# Outdoor Wood furnace to tankless water heater?



## brentlee (Nov 20, 2008)

The Bosch 1600ps is made to except preheated water from solar or wood furnaces.

"This water heater is specifically designed as a backup to preheated water produced by solar-based systems or from woodstoves. Its tankless design saves floor space and will save you money, as it only operates when your preheated water needs a boost in temperature." 

Rehabing a 1918 farmhouse and wanting to use an outdoor wood furnace and thinking of the posibility of using in conjunction with a tankless so that in the summers i can not fire my furnace but stay eco and economic without having to "change over" anything.

I understand the basic concepts of a traditional DHW system with wood heat DHW line but how would a system work with the tankless and at what costs or advantages.

Also my furnace would need to be approx. 150 feet away from the house and the tankless could be fairly close to the shower ect.

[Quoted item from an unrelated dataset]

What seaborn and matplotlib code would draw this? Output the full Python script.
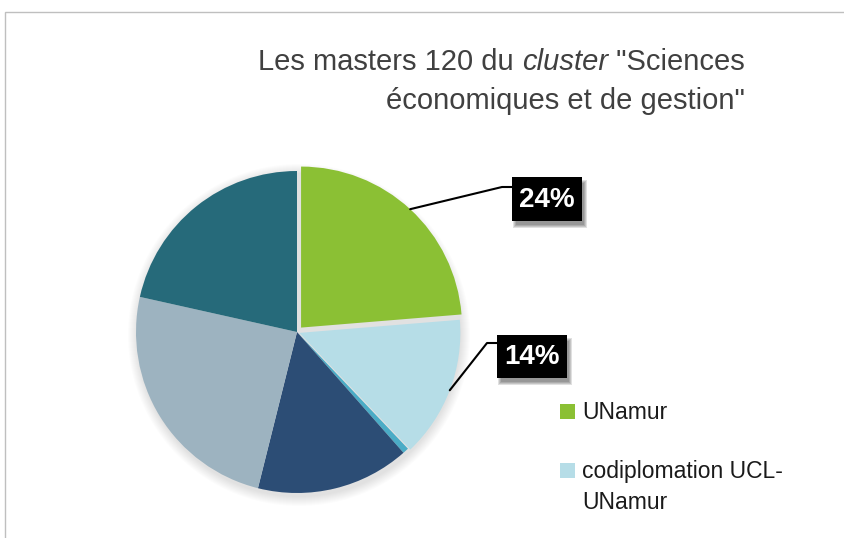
import matplotlib
matplotlib.use("Agg")
import matplotlib.pyplot as plt
from matplotlib.patches import Rectangle, Circle
import numpy as np
import seaborn as sns

# share of the 120 masters per organiser
providers = ["UNamur", "codiplomation UCL-\nUNamur", "autre", "UCL", "ULB", "ULiège"]
shares = [23.7, 14.2, 0.6, 15.4, 24.6, 21.5]
slice_colors = ["#8BC034", "#B6DDE7", "#4BACC6", "#2C4D75", "#9DB3C0", "#266A7A"]
shown = 2  # only the first two slices carry a label / legend entry

W, H = 845, 538
sns.set_style("white")
plt.rcParams["font.family"] = ["Liberation Sans", "DejaVu Sans"]


def px(x, y):
    # pixel position (origin top-left) -> data coords
    return x, H - y


fig = plt.figure(figsize=(W / 100, H / 100), dpi=100)
ax = fig.add_axes([0, 0, 1, 1])

cx, cy = px(297, 332)
radius = 161
explode = [6, 2.5, 0, 0, 0, 0]

# soft shadow round the pie
for k in range(10):
    ax.add_patch(Circle((cx + 2, cy - 3), radius + 10 - k, color="black",
                        alpha=0.012, lw=0, zorder=0))

wedges, _ = ax.pie(shares, colors=slice_colors, startangle=90, counterclock=False,
                   explode=explode, center=(cx, cy), radius=radius, frame=True,
                   wedgeprops=dict(linewidth=0))

ax.set_xlim(0, W)
ax.set_ylim(0, H)
ax.axis("off")

# chart frame
ax.add_patch(Rectangle(px(5, 560), 900, 548, fill=False, ec="#BFBFBF", lw=1, zorder=1))

# title, right aligned, "cluster" in italics
renderer = fig.canvas.get_renderer()
title_color = "#404040"
x_right = 745
parts = [("Les masters 120 du ", "normal"), ("cluster", "italic"), (' "Sciences', "normal")]
x = x_right
for txt, style in reversed(parts):
    t = ax.text(*px(x, 62), txt, ha="right", va="center", fontsize=21,
                style=style, color=title_color)
    x -= t.get_window_extent(renderer).width
ax.text(*px(x_right, 101), 'économiques et de gestion"', ha="right", va="center",
        fontsize=21, color=title_color)

# data labels with leader lines
total = sum(shares)
cum = np.cumsum([0] + shares[:-1])
elbows = [(502, 187), (487, 343)]
boxes = [(512, 177, 70, 44), (497, 335, 70, 43)]  # left, top, width, height in px
for i in range(shown):
    mid = 90 - 360 * (cum[i] + shares[i] / 2) / total
    r = radius + explode[i]
    sx = cx + r * np.cos(np.radians(mid))
    sy = cy + r * np.sin(np.radians(mid))
    ex, ey = px(*elbows[i])
    bl, bt, bw, bh = boxes[i]
    ax.plot([sx, ex, bl], [sy, ey, ey], color="black", lw=1.5, zorder=3)
    # blurred drop shadow of the label box
    for k in range(4):
        ax.add_patch(Rectangle(px(bl + 4 - k, bt + bh + 4 + k), bw + 2 * k - 2, bh + 2 * k - 2,
                               color="black", alpha=0.12, lw=0, zorder=3))
    ax.add_patch(Rectangle(px(bl, bt + bh), bw, bh, color="black", lw=0, zorder=4))
    label = f"{round(shares[i] / total * 100)}%"
    ax.text(*px(bl + bw / 2, bt + bh / 2 + 1), label, ha="center", va="center",
            fontsize=20, fontweight="bold", color="white", zorder=5)

# legend (only the visible part of it), drawn by hand
leg_rows = [404, 463]  # top of each square, px
for i in range(shown):
    top = leg_rows[i]
    ax.add_patch(Rectangle(px(560, top + 15), 15, 15, color=slice_colors[i], lw=0))
    for j, line in enumerate(providers[i].split("\n")):
        ax.text(*px(582, top + 15 + 31 * j), line, ha="left", va="baseline",
                fontsize=16.5, color="#1a1a1a")

fig.savefig("out.png", dpi=100)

Any input would be appreciated as there is not much info on the net about this setup.


----------



## drizler (Nov 20, 2008)

I did a lot of net research on those instant hot water heaters for a long time.      Lots of hype, pitches and promises all over the place.    Finally I got onto a professional plumber website where they really got into the in's and outs of these modern wonders.    It seems that in a nutshell if you live in the place long enough it will probably eventually pay you back.   The problem is that the number of years they came up with was well beyond 10 and if memory serves it was actually somewhere way beyond that.   There were also serious problems with Calcium and hard water in general burning out or plugging expensive things inside the units themselves.  The icing on the cake is location.   If you live where its cold you need a Big Motha unit to heat the water the higher number of degrees between groundwater temp and useable.    Again its no big deal if you live in the South but gets expensive quickly when you have to start running heavy dedicated circuits, heavy copper wire and adding electrical boxes in an older house to power that heater.  At the end of it all the calculations came to a small savings over a well insulated standard type of tank heater like you probably have now.    Sorry I can't shoot you the url for all of this but its out there somewhere if you look hard enough.     They were mainly referring to Ohio, possibly Cincinatti ?? and the central US for most of their discussions.   Possibly that will help you zero in if you go looking for that bad news.
    I will say that you have to hunt out the "bad news " as it's so covered over by hype and promises.    You can probably do much the same by hooking a preheat tank inline with your existing electric or whatever and get more bang for the $$$$.     Gotta move  now before the Greenies get my range with their rotten eggs & cabbage...................


----------



## jebatty (Nov 20, 2008)

Unless you're using an hx, you also need to fill the boiler system with potable water. Most boiler systems will not do well on this due to corrosion issues, pH and O2 in the water. 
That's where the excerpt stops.